Data segment:

◇ ◇ ◇ ◇

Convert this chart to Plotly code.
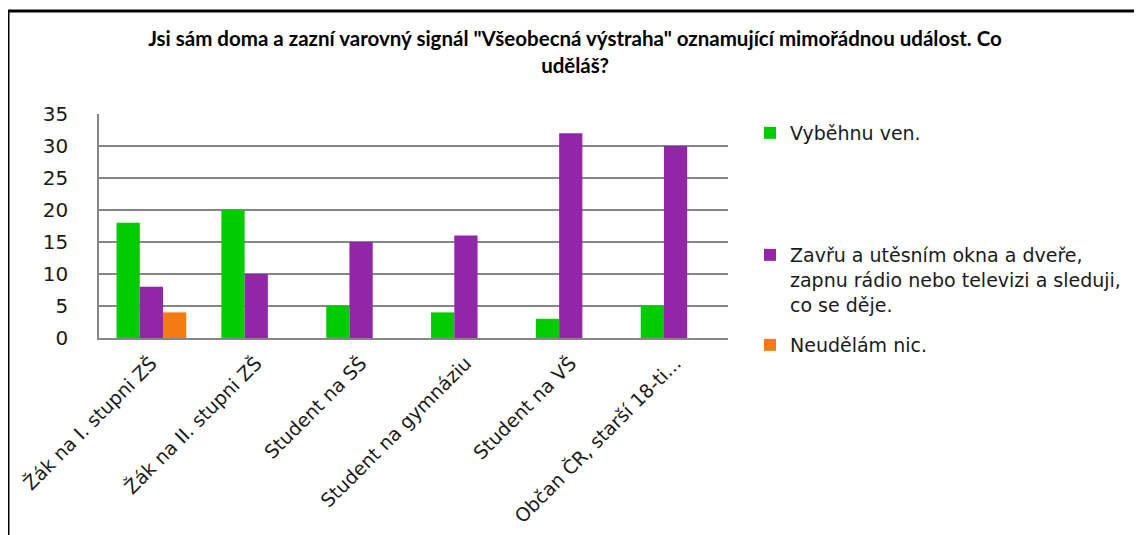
import plotly.graph_objects as go

# Survey answers by group of respondents
categories = [
    "Žák na I. stupni ZŠ",
    "Žák na II. stupni ZŠ",
    "Student na SŠ",
    "Student na gymnáziu",
    "Student na VŠ",
    "Občan ČR, starší 18-ti...",
]
run_outside = [18, 20, 5, 4, 3, 5]
close_and_listen = [8, 10, 15, 16, 32, 30]
do_nothing = [4, 0, 0, 0, 0, 0]

series_names = [
    "Vyběhnu ven.",
    "Zavřu a utěsním okna a dveře,<br>zapnu rádio nebo televizi a sleduji,<br>co se děje.",
    "Neudělám nic.",
]
series_colors = ["#00CC00", "#9226A8", "#F47B13"]

title_text = 'Jsi sám doma a zazní varovný signál "Všeobecná výstraha" oznamující mimořádnou událost. Co<br>uděláš?'

# the page body adds an 8px margin, so the figure is drawn 8px in from the window corner
OFFSET = 8
W, H = 1142 - OFFSET, 535 - OFFSET
# plot area in window pixels
PLOT_L, PLOT_R, PLOT_T, PLOT_B = 99, 728, 114, 338


def px_x(x):
    return (x - PLOT_L) / (PLOT_R - PLOT_L)


def px_y(y):
    return (PLOT_B - y) / (PLOT_B - PLOT_T)


fig = go.Figure()
legend_ids = ["legend", "legend2", "legend3"]
for name, values, color, leg in zip(series_names, [run_outside, close_and_listen, do_nothing], series_colors, legend_ids):
    fig.add_trace(
        go.Bar(
            x=categories,
            y=values,
            name=name,
            marker={"color": color, "line": {"width": 0}},
            legend=leg,
            showlegend=True,
        )
    )

text_color = "#1a1a1a"
legend_common = dict(
    x=px_x(750),
    xanchor="left",
    yanchor="top",
    valign="top",
    font={"family": "DejaVu Sans", "size": 19, "color": text_color},
    bgcolor="rgba(0,0,0,0)",
    borderwidth=0,
)

fig.update_layout(
    width=W,
    height=H,
    margin={
        "l": PLOT_L - OFFSET,
        "r": W - (PLOT_R - OFFSET),
        "t": PLOT_T - OFFSET,
        "b": H - (PLOT_B - OFFSET),
        "pad": 0,
    },
    paper_bgcolor="white",
    plot_bgcolor="white",
    showlegend=True,
    barmode="group",
    bargap=0.335,
    bargroupgap=0,
    title={
        "text": title_text,
        "x": 0.5,
        "xref": "container",
        "xanchor": "center",
        "y": 1 - (46 - OFFSET) / H,
        "yanchor": "middle",
        "font": {"family": "Lato", "size": 20.5, "color": "black", "weight": "bold"},
    },
    legend={**legend_common, "y": px_y(114)},
    legend2={**legend_common, "y": px_y(236)},
    legend3={**legend_common, "y": px_y(326)},
    shapes=[
        # outer chart frame (top and left edges visible)
        dict(type="line", xref="paper", yref="paper", x0=px_x(OFFSET), x1=px_x(1142), y0=px_y(11), y1=px_y(11),
             line={"color": "black", "width": 3}),
        dict(type="line", xref="paper", yref="paper", x0=px_x(OFFSET + 0.75), x1=px_x(OFFSET + 0.75),
             y0=px_y(11), y1=px_y(535), line={"color": "black", "width": 1.5}),
    ],
)

fig.update_xaxes(
    tickangle=-45,
    tickfont={"family": "DejaVu Sans", "size": 19, "color": text_color},
    ticklabelstandoff=5,
    showline=True,
    linecolor="#868686",
    linewidth=1.5,
    showgrid=False,
    ticks="",
    automargin=False,
)
fig.update_yaxes(
    range=[0, 35],
    dtick=5,
    tickfont={"family": "DejaVu Sans", "size": 20, "color": text_color},
    showgrid=True,
    gridcolor="#868686",
    gridwidth=1.5,
    showline=True,
    linecolor="#868686",
    linewidth=1.5,
    ticks="outside",
    ticklen=25,
    tickcolor="rgba(0,0,0,0)",
    zeroline=False,
    automargin=False,
)

fig.write_html("out.html")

◇ ◇ ◇ ◇

Exercise directions: With all pictures left out, please transcribe exactly the lines from the start of the material through the line with "do_nothing = [4, 0, 0, 0, 0, 0]".

Right answer:
Convert this chart to Plotly code.
import plotly.graph_objects as go

# Survey answers by group of respondents
categories = [
    "Žák na I. stupni ZŠ",
    "Žák na II. stupni ZŠ",
    "Student na SŠ",
    "Student na gymnáziu",
    "Student na VŠ",
    "Občan ČR, starší 18-ti...",
]
run_outside = [18, 20, 5, 4, 3, 5]
close_and_listen = [8, 10, 15, 16, 32, 30]
do_nothing = [4, 0, 0, 0, 0, 0]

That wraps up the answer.